Image courtesy of Michael Tipton

Tim Duncan, Manu Ginóbili, Tony Parker, and head coach Gregg Popovich just laughed their way to another NBA championship.

It’s safe to say the Spurs have been associated with this quartet for quite a while. Coach Popovich has called San Antonio home for the last 18 years, Duncan for 15, and the lot of them for 12. Duncan’s rookie season in 1999 was title number one and 2014 makes title number five: welcome to the dynasty, folks.

Just last season, the Spurs had their hearts ripped out by a LeBron James-led Miami Heat team on their way to a second straight championship. During the series, the Spurs didn’t finish when it mattered most, and many questioned if they’d lost their touch.

The 2013–14 season began their quest to prove that a team heavy on fundamentals and low on flashiness could still dominate the league, and that’s just what they did. Making minced meat out of the entire NBA slowly and surely resulted in the best overall record, a number one seed, and the biggest chip on the shoulder records can buy.

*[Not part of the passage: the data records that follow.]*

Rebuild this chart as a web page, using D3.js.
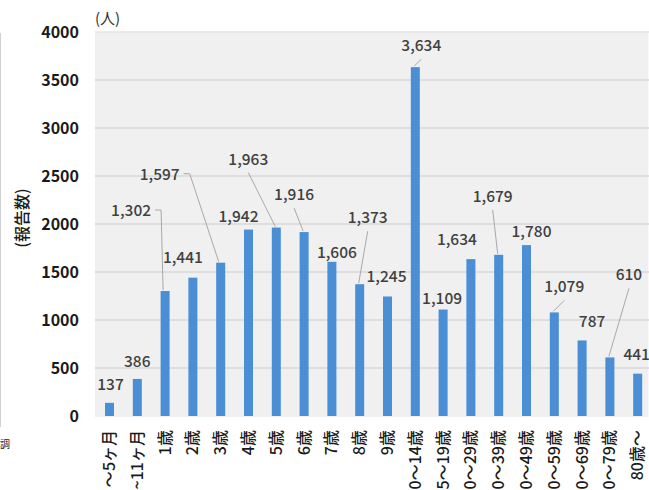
<!DOCTYPE html>
<html><head><meta charset="utf-8">
<script src="https://cdn.jsdelivr.net/npm/d3@7"></script>
<style>
html,body{margin:0;padding:0;background:#fff;overflow:hidden;}
svg{display:block;}
</style></head>
<body>
<svg id="chart" width="649" height="490"></svg>
<script>
// ---- data ----
const categories = ["～5ヶ月","~11ヶ月","1歳","2歳","3歳","4歳","5歳","6歳","7歳","8歳","9歳",
  "0～14歳","5～19歳","0～29歳","0～39歳","0～49歳","0～59歳","0～69歳","0～79歳","80歳～"];
const values = [137,386,1302,1441,1597,1942,1963,1916,1606,1373,1245,3634,1109,1634,1679,1780,1079,787,610,441];
const yTicks = [0,500,1000,1500,2000,2500,3000,3500,4000];

// label placement (offset of label centre / baseline from bar top centre)
const labelDx = [1,0,-34,-10,-61,-10,-28,-10,5,8,-1,6,-1,-14,-6,5,10,10,19,-1];
const labelDy = [-13,-12,-75,-15,-83,-8,-63,-32,-4,-61,-14,-16,-6,-14,-53,-8,-20,-13,-77,-14];
// leader: 0 none, 1 elbow from label right side, 2 straight from below label
const leaderType = [0,0,1,0,1,0,2,2,0,2,0,2,0,0,2,0,2,0,2,0];

const svg = d3.select("#chart");
const W = 649, H = 490;
const m = {left:95.6, top:32, bottom:416};

const x = d3.scaleBand().domain(categories).range([m.left, m.left + 27.8*categories.length]).paddingInner(0.676).paddingOuter(0.338);
const y = d3.scaleLinear().domain([0,4000]).range([m.bottom, m.top]);

// left border line
svg.append("line").attr("x1",0.5).attr("x2",0.5).attr("y1",33).attr("y2",427).attr("stroke","#d0d0d0");

// plot background
svg.append("rect").attr("x",m.left-0.6).attr("y",m.top).attr("width",W-m.left).attr("height",m.bottom-m.top+1).attr("fill","#f0f0f0");

// gridlines
svg.append("g").selectAll("line").data(yTicks.filter(d=>d>0)).join("line")
  .attr("x1",m.left-0.6).attr("x2",W).attr("y1",d=>y(d)).attr("y2",d=>y(d))
  .attr("stroke",d=>d===4000?"#e4e4e4":"#d9d9d9").attr("stroke-width",1.5);

// y axis tick labels
const yAxis = d3.axisLeft(y).tickValues(yTicks).tickSize(0).tickPadding(0).tickFormat(d3.format("d"));
const gy = svg.append("g").attr("transform","translate(79,0)").call(yAxis);
gy.select(".domain").remove();
gy.selectAll("text").attr("font-family","'Noto Sans CJK JP', 'Liberation Sans', sans-serif")
  .attr("font-size",16).attr("font-weight",700).attr("fill","#1a1a1a").attr("dy","0.36em");

// bars
const bw = x.bandwidth();
svg.append("g").selectAll("rect").data(values).join("rect")
  .attr("x",(d,i)=>x(categories[i]))
  .attr("y",d=>y(d)).attr("width",bw).attr("height",d=>y(0)-y(d))
  .attr("fill","#4a8ed6");

// leader lines
const cx = i => x(categories[i]) + bw/2;
const lg = svg.append("g").attr("fill","none").attr("stroke","#a8a8a8").attr("stroke-width",1);
values.forEach((v,i)=>{
  const lx = cx(i)+labelDx[i], ly = y(v)+labelDy[i];
  if (leaderType[i]===1){
    const sx = lx + 24, sy = ly - 6;
    lg.append("polyline").attr("points",[[sx,sy],[sx+6,sy],[cx(i)-2,y(v)-1]].map(p=>p.join(",")).join(" "));
  } else if (leaderType[i]===2){
    lg.append("line").attr("x1",lx).attr("y1",ly+8).attr("x2",cx(i)-1).attr("y2",y(v)-1);
  }
});

// value labels
svg.append("g").selectAll("text").data(values).join("text")
  .attr("x",(d,i)=>cx(i)+labelDx[i]).attr("y",(d,i)=>y(d)+labelDy[i])
  .attr("text-anchor","middle")
  .attr("font-family","'Noto Sans CJK JP', 'Liberation Sans', sans-serif")
  .attr("font-size",15.5).attr("font-weight",500).attr("fill","#404040")
  .text(d=>d3.format(",")(d));

// x labels (rotated)
svg.append("g").selectAll("text").data(categories).join("text")
  .attr("transform",(d,i)=>`translate(${cx(i)+5.5},430) rotate(-90)`)
  .attr("text-anchor","end")
  .attr("font-family","'Noto Sans CJK JP', sans-serif")
  .attr("font-size",16).attr("font-weight",500).attr("fill","#1a1a1a")
  .text(d=>d);

// y axis title
svg.append("text").attr("transform","translate(28,218) rotate(-90)")
  .attr("text-anchor","middle")
  .attr("font-family","'Noto Sans CJK JP', sans-serif")
  .attr("font-size",16).attr("font-weight",500).attr("fill","#1a1a1a")
  .text("(報告数)");

// unit
svg.append("text").attr("x",95).attr("y",24)
  .attr("font-family","'Noto Sans CJK JP', sans-serif")
  .attr("font-size",15).attr("fill","#303030")
  .text("(人)");

// glyph at bottom-left
svg.append("text").attr("x",0).attr("y",448)
  .attr("font-family","'Noto Sans CJK JP', sans-serif")
  .attr("font-size",10).attr("fill","#1a1a1a")
  .text("調");
</script>
</body></html>
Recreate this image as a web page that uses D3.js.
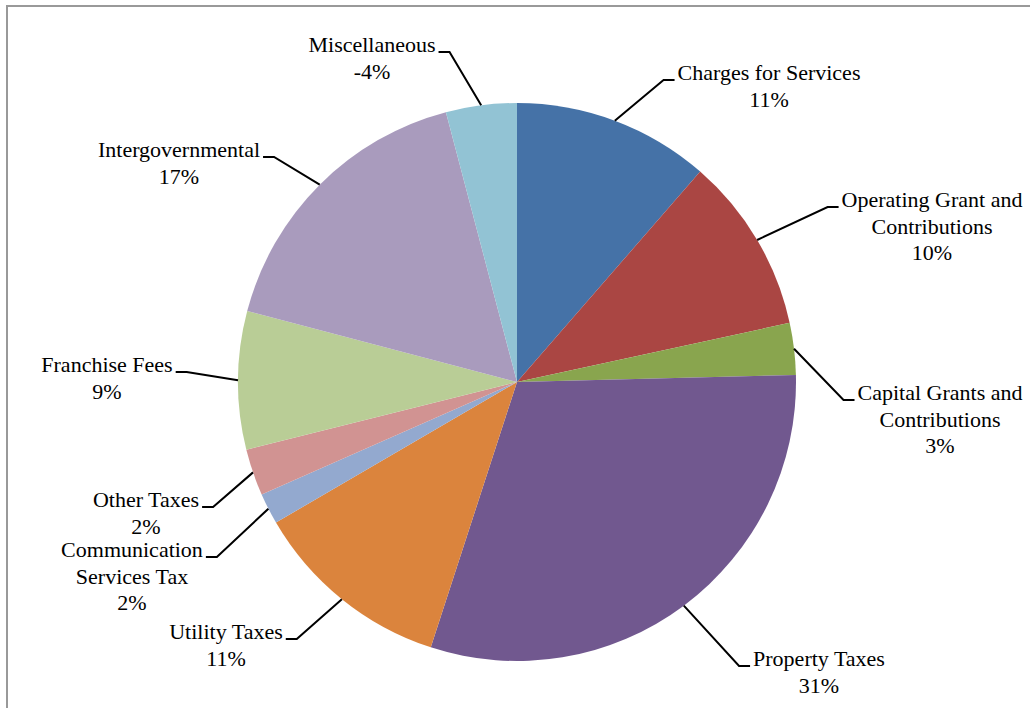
<!DOCTYPE html>
<html>
<head>
    <meta charset="UTF-8">
    <script src="https://cdnjs.cloudflare.com/ajax/libs/d3/7.8.5/d3.js"></script>
</head>
<body style="margin:0">
    <svg width="1030" height="708"></svg>

    <script>
        // slices clockwise from 12 o'clock
        const categories = [
            "Charges for Services", "Operating Grant and Contributions", "Capital Grants and Contributions",
            "Property Taxes", "Utility Taxes", "Communication Services Tax", "Other Taxes",
            "Franchise Fees", "Intergovernmental", "Miscellaneous"
        ];
        const shares = [11.4, 10.2, 3.0, 30.4, 11.6, 1.8, 2.7, 8.0, 16.8, -4.1];
        const pctLabels = ["11%", "10%", "3%", "31%", "11%", "2%", "2%", "9%", "17%", "-4%"];
        const labelLines = [
            ["Charges for Services"],
            ["Operating Grant and", "Contributions"],
            ["Capital Grants and", "Contributions"],
            ["Property Taxes"],
            ["Utility Taxes"],
            ["Communication", "Services Tax"],
            ["Other Taxes"],
            ["Franchise Fees"],
            ["Intergovernmental"],
            ["Miscellaneous"]
        ];
        const colors = ["#4572A7", "#AA4643", "#89A54E", "#71588F", "#DB843D",
                        "#93A9CF", "#D19392", "#B9CD96", "#A99BBD", "#92C3D4"];

        // label layout: text centre x, first baseline y
        const labelAt = [
            [769, 80], [932, 207], [940, 400], [819, 666], [226, 639],
            [132, 557], [146, 507], [107, 372], [179, 157], [372, 52]
        ];

        const svg = d3.select("svg");
        const cx = 517, cy = 382, r = 279, lineH = 26.5;

        svg.append("rect")
            .attr("x", 7).attr("y", 6)
            .attr("width", 1100).attr("height", 800)
            .attr("fill", "none")
            .attr("stroke", "#999")
            .attr("stroke-width", 2);

        const data = categories.map((c, i) => ({ name: c, value: shares[i], i: i }));

        const pie = d3.pie()
            .value(d => Math.abs(d.value))
            .sort(null);
        const arc = d3.arc().innerRadius(0).outerRadius(r);
        const arcs = pie(data);

        const g = svg.append("g").attr("transform", `translate(${cx},${cy})`);
        g.selectAll("path.slice")
            .data(arcs)
            .enter()
            .append("path")
            .attr("class", "slice")
            .attr("d", arc)
            .attr("fill", d => colors[d.data.i]);

        // labels, one text element per line, straight on the svg
        arcs.forEach(a => {
            const i = a.data.i;
            const [lx, ly] = labelAt[i];
            const lines = labelLines[i].concat([pctLabels[i]]);
            let first = 0;
            lines.forEach((s, k) => {
                const t = svg.append("text")
                    .attr("x", lx)
                    .attr("y", ly + k * lineH)
                    .attr("text-anchor", "middle")
                    .style("font-family", "'Liberation Serif'", "important")
                    .style("font-size", "22px", "important")
                    .style("fill", "#000")
                    .text(s);
                if (k === 0) first = t.node().getComputedTextLength();
            });

            // leader line: arc edge -> elbow -> beside first line
            const mid = (a.startAngle + a.endAngle) / 2;
            const px = cx + r * Math.sin(mid), py = cy - r * Math.cos(mid);
            const leftSide = lx < cx;
            const edge = leftSide ? lx + first / 2 + 3 : lx - first / 2 - 3;
            const elbow = leftSide ? edge + 11 : edge - 11;
            svg.append("path")
                .attr("d", d3.line()([[edge, ly], [elbow, ly], [px, py]]))
                .attr("fill", "none")
                .attr("stroke", "#000")
                .attr("stroke-width", 2);
        });
    </script>
</body>
</html>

It wouldn’t be the sweet poetry of sport unless the Heat and Spurs were to meet again and settle the argument over whether spending money or manufacturing a team wins championships. This time the Big Three would step up once again, along with shining young superstar and ultimate finals MVP, Kawhi Leonard to systematically dismantle the entire Heat team in a lopsided five-game series.

There is something to be said about commanding such a powerhouse for so long. As well, this championship truly speaks to the coaching abilities of Greg Popovich, the man with the ironclad stoic demeanor and the soft heart. Taking a near-champion team and remixing it to become champions the following year is something that not many can accomplish, but for Coach Pop, it’s all in a day’s work.

The Spurs are a different breed of team, a mixture of young and old, stars and role-players, and they all come together to form one great machine of many cultures that knows how to dominate whatever is in its path.

Not many teams in the NBA can boast the same multinationalism the Spurs can — their players proudly represent seven different countries. The Big Three spans the globe nicely with Duncan hailing from the US Virgin Islands, Parker coming from France, and Ginóbili from Argentina. The playoffs saw big moments from the other internationals as well: France’s Boris Diaw, Australia’s Patty Mills, Brazil’s Tiago Splitter, Italy’s Marco Belinelli, and Pickering, Ontario’s Cory Joseph.

As the Miami Heat marched off the court covered in another team’s confetti, a tone of an unclear future set in. Their own Big Three of James, Dwyane Wade, and Chris Bosh have to take the summer to weigh the options for a future they may or may not have in South Beach. Thoughts of uncertainty have to arise when a team that looked to be on the verge of another year of world domination was stunningly rendered inept by a clearly better team.

On the other hand, the Spurs have no thinking to do whatsoever. Mostly everyone is coming back, everyone will be another year wiser, and you can bet that everyone in the NBA is terrified to see what happens next.